BC dos EUA sai do armário, assume meta de inflação e requenta debate sobre política monetária
AS "metas de inflação" têm dado o que falar desde que o Banco Central dos EUA, o Fed, saiu do armário no mês passado e assumiu o objetivo de 2%.
Não se trata de debate lá muito profundo ou novo, mas está na mídia financeira global. É a mesma conversa que ficara mais estridente pouco antes e depois da crise de 2008. Em suma, questiona-se que tipo de estabilidade é essa, a dos BCs e suas metas, que termina em tamanha catástrofe.
Grosso modo, em regimes de meta de inflação, os BCs procuram manter os preços em torno de uma linha (a meta) por meio de mexidas nos juros (o que em tese regula o ritmo da economia) e por meio do convencimento dos mercadores de dinheiro a respeito da estabilidade do preço de sua mercadoria básica.
Os críticos observam, por exemplo, que as catástrofes financeiras dos séculos 20 e 21 foram precedidas de períodos de inflação baixa para o consumidor, de grande expansão do crédito, de especulação estéril, de bolhas e estouros.
Foi assim em 1929 nos EUA, em 1987-89 no Japão, de 1996 a 2006 nos EUA (várias bolhas) etc. A inflação de varejo parecia baixa, mas havia inflação de ativos como ações e imóveis, por exemplo.
Um índice de inflação deveria ser uma "cesta" de preços de tudo (de carros e barbearia a terrenos na lua e derivativos loucos)? Se fosse possível tal índice, os BCs teriam capacidade de influenciar preços?

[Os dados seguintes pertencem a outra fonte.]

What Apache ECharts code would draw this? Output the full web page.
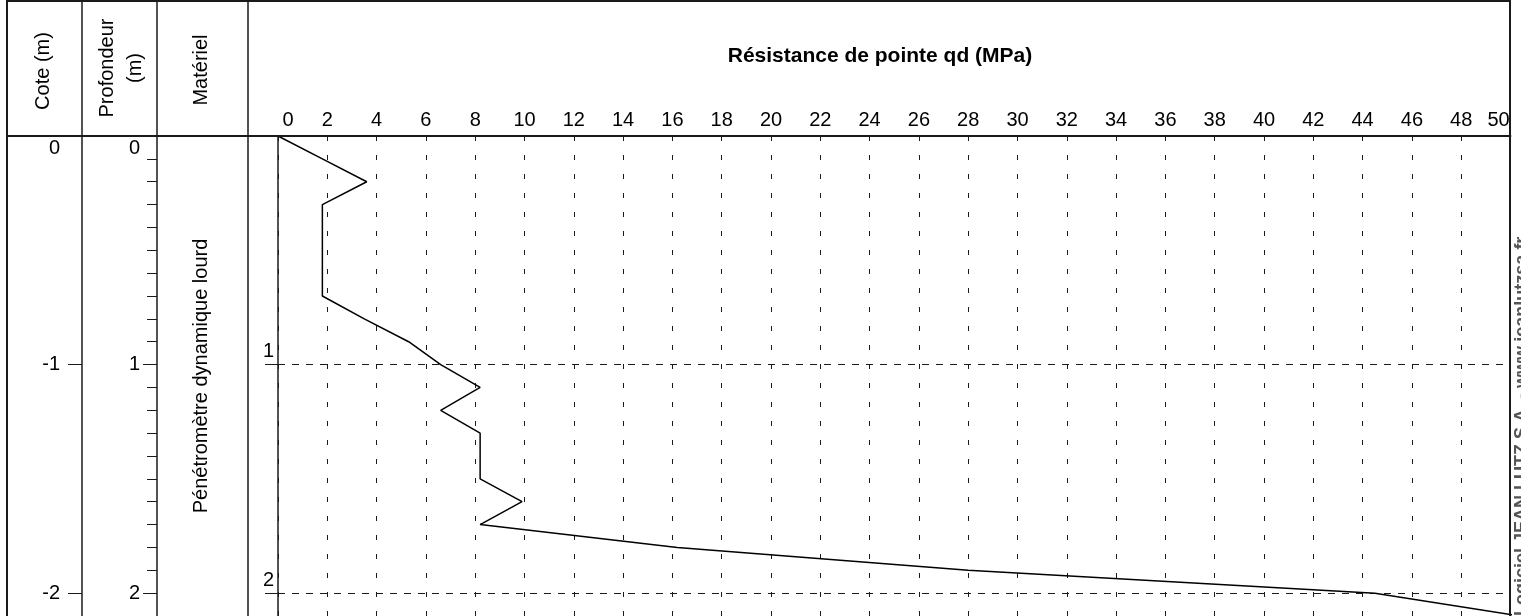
<!DOCTYPE html>
<html>
<head>
<meta charset="utf-8">
<script src="https://cdn.jsdelivr.net/npm/echarts@6/dist/echarts.min.js"></script>
<style>
html,body{margin:0;padding:0;background:#fff;}
#c{width:1521px;height:616px;}
</style>
</head>
<body>
<div id="c"></div>
<script>
// ---- data ----
const depths = [0, 0.1, 0.2, 0.3, 0.4, 0.5, 0.6, 0.7, 0.8, 0.9, 1.0, 1.1, 1.2, 1.3, 1.4, 1.5, 1.6, 1.7, 1.8, 1.9, 2.0, 2.1];
const qd     = [0, 1.8, 3.6, 1.8, 1.8, 1.8, 1.8, 1.8, 3.5, 5.3, 6.6, 8.2, 6.6, 8.2, 8.2, 8.2, 9.9, 8.2, 16.2, 28.0, 44.5, 50.4];
const headerTitles = ['Cote (m)', 'Profondeur\n(m)', 'Matériel'];
const materialLabel = 'Pénétromètre dynamique lourd';
const chartTitle = 'Résistance de pointe qd (MPa)';
const creditText = 'Logiciel JEAN LUTZ S.A. - www.jeanlutzsa.fr';
const qdMin = 0, qdMax = 50, qdStep = 2;
const depthMin = 0, depthMax = 2.1, depthStep = 1, depthMinorStep = 0.1;

// ---- chart ----
const FONT = '"Liberation Sans", Arial, Helvetica, sans-serif';
const ink = '#1a1a1a';
const isInt = v => Math.abs(v - Math.round(v)) < 1e-6;
const seriesData = depths.map((d, i) => [qd[i], d]);

const chart = echarts.init(document.getElementById('c'), null, {renderer: 'canvas'});

function vline(x, y1, y2, w) {
  return {type: 'line', silent: true, z: 50, shape: {x1: x, y1: y1, x2: x, y2: y2}, style: {stroke: ink, lineWidth: w || 1.5}};
}
function hline(y, x1, x2, w) {
  return {type: 'line', silent: true, z: 50, shape: {x1: x1, y1: y, x2: x2, y2: y}, style: {stroke: ink, lineWidth: w || 1.5}};
}
function txt(s, x, y, opts) {
  opts = opts || {};
  return {
    type: 'text', silent: true, z: 60, x: x, y: y, rotation: opts.rotation || 0,
    style: {
      text: s, fill: opts.color || '#000',
      fontSize: opts.size || 20, fontFamily: FONT, fontWeight: opts.weight || 'normal',
      lineHeight: opts.lineHeight || undefined,
      align: opts.align || 'center', verticalAlign: opts.valign || 'middle',
      textAlign: opts.align || 'center', textVerticalAlign: opts.valign || 'middle'
    }
  };
}

const depthAxisBase = {
  type: 'value', inverse: true, min: depthMin, max: depthMax, position: 'left',
  axisLine: {show: false}, splitLine: {show: false}
};

const option = {
  animation: false,
  backgroundColor: '#ffffff',
  textStyle: {fontFamily: FONT},
  grid: [
    {left: 82, top: 136, width: 75, height: 480, containLabel: false, outerBoundsMode: 'none'},
    {left: 157, top: 136, width: 91, height: 480, containLabel: false, outerBoundsMode: 'none'},
    {left: 278, top: 136, width: 1232.5, height: 480, containLabel: false, outerBoundsMode: 'none'}
  ],
  xAxis: [
    {gridIndex: 0, type: 'value', show: false, min: 0, max: 1},
    {gridIndex: 1, type: 'value', show: false, min: 0, max: 1},
    {
      gridIndex: 2, type: 'value', position: 'top', min: qdMin, max: qdMax, interval: qdStep,
      axisLine: {show: true, lineStyle: {color: '#444', width: 2}},
      axisTick: {show: false},
      axisLabel: {
        show: true, margin: 6, fontSize: 20, color: '#000', fontFamily: FONT,
        formatter: v => v === qdMin ? '{l|' + v + '}' : (v === qdMax ? '{r|' + v + '}' : String(v)),
        rich: {
          l: {fontSize: 20, color: '#000', fontFamily: FONT, padding: [0, 0, 0, 20]},
          r: {fontSize: 20, color: '#000', fontFamily: FONT, padding: [0, 24, 0, 0]}
        }
      },
      splitLine: {show: true, lineStyle: {type: [5, 14], color: ink, width: 1}}
    }
  ],
  yAxis: [
    Object.assign({}, depthAxisBase, {
      gridIndex: 0, interval: depthStep,
      axisTick: {show: true, length: 14, lineStyle: {color: ink, width: 1}},
      axisLabel: {
        show: true, margin: 22, fontSize: 20, color: '#000', fontFamily: FONT,
        formatter: v => !isInt(v) ? '' : (v === 0 ? '{t|0}' : '-' + Math.round(v)),
        rich: {t: {fontSize: 20, color: '#000', fontFamily: FONT, padding: [24, 0, 0, 0]}}
      }
    }),
    Object.assign({}, depthAxisBase, {
      gridIndex: 1, interval: depthStep,
      axisTick: {show: true, length: 14, lineStyle: {color: ink, width: 1}},
      axisLabel: {
        show: true, margin: 17, fontSize: 20, color: '#000', fontFamily: FONT,
        formatter: v => !isInt(v) ? '' : (v === 0 ? '{t|0}' : String(Math.round(v))),
        rich: {t: {fontSize: 20, color: '#000', fontFamily: FONT, padding: [24, 0, 0, 0]}}
      }
    }),
    Object.assign({}, depthAxisBase, {
      gridIndex: 1, interval: depthMinorStep,
      axisTick: {show: true, length: 10, lineStyle: {color: ink, width: 1}},
      axisLabel: {show: false}
    }),
    {
      gridIndex: 2, type: 'value', inverse: true, min: depthMin, max: depthMax, interval: depthStep, position: 'left',
      axisLine: {show: true, lineStyle: {color: ink, width: 1.5}},
      axisTick: {show: true, length: 13, lineStyle: {color: ink, width: 1}},
      axisLabel: {
        show: true, margin: 4, fontSize: 20, lineHeight: 26, color: '#000', fontFamily: FONT,
        verticalAlign: 'bottom', align: 'right',
        formatter: v => (isInt(v) && v > 0) ? String(Math.round(v)) : ''
      },
      splitLine: {show: true, lineStyle: {type: [7, 7], color: ink, width: 1}}
    }
  ],
  series: [{
    type: 'line', xAxisIndex: 2, yAxisIndex: 3, data: seriesData,
    symbol: 'none', showSymbol: false, clip: true, z: 10,
    lineStyle: {color: '#000', width: 1.5}
  }],
  graphic: [
    vline(7, 0, 616, 2),
    hline(1, 7, 1510, 2),
    vline(82, 0, 616),
    vline(157, 0, 616),
    vline(248, 0, 616),
    vline(1510, 0, 616, 2),
    hline(136, 7, 1510, 2),
    txt(headerTitles[0], 43, 71, {rotation: Math.PI / 2}),
    txt(headerTitles[1], 121, 68, {rotation: Math.PI / 2, lineHeight: 28}),
    txt(headerTitles[2], 201, 70, {rotation: Math.PI / 2}),
    txt(materialLabel, 201, 376, {rotation: Math.PI / 2}),
    txt(chartTitle, 880, 56, {size: 21, weight: 'bold'}),
    txt(creditText, 1513, 616, {rotation: Math.PI / 2, size: 18, weight: 'bold', color: '#555', align: 'left', valign: 'top'})
  ]
};
chart.setOption(option);
</script>
</body>
</html>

Os BCs apenas teriam a ilusão de que controlam parte relevante das variações de preços. A baixa na inflação dos 2000 teria sido, em parte, devida à oferta de manufaturas baratas dos países recentemente industrializados, China e cia. Esse seria apenas um exemplo de ilusão do poder dos BCs, dizem os críticos.
Os BCs não teriam controle sobre o efeito final sobre os preços (de bens ou ativos financeiros) provocado pelo aumento ou redução de dinheiro na praça. Os agentes econômicos, a depender de tecnologias financeiras, gostos mutantes, expectativas ou sabe-se lá, reagiriam de modo imprevisível ao relaxamento monetário, causando variações incertas de preços em bens, serviços ou ativos financeiros. Os BCs seriam aprendizes de feiticeiros.
Note-se que essa é uma crítica "liberal": BCs e governos deveriam bulir ainda menos com a economia.
Mas certas querelas sobre metas de inflação devem alegrar os críticos brasileiros "à esquerda". Considere-se o caso de Ben Bernanke (economista-padrão dos mais reputados), presidente do Fed.
No Congresso, foi acusado de inflacionista pela direita alucinada. Respondeu que, apesar do compromisso com a meta e preços estáveis, vez e outra é preciso levar a inflação à meta mais devagarzinho, considerando o estado da economia (tal como faz o "novo BC" de Dilma Rousseff e, aliás, também o fez o de Armínio Fraga, sob FHC).
É o que tem feito o BC do Reino Unido desde 2008. Não era o que vinha fazendo o BC da União Europeia, que sob o comando de Jean-Claude Trichet elevou juros, negou crédito e ajudou a levar a eurozona de volta à recessão e quase ao colapso financeiro, em 2011.
Em suma, há tiros de canhão no concerto já desafinado das metas.
Isto posto, nossa inflação continua alta e dura de matar. Com ou sem canhão.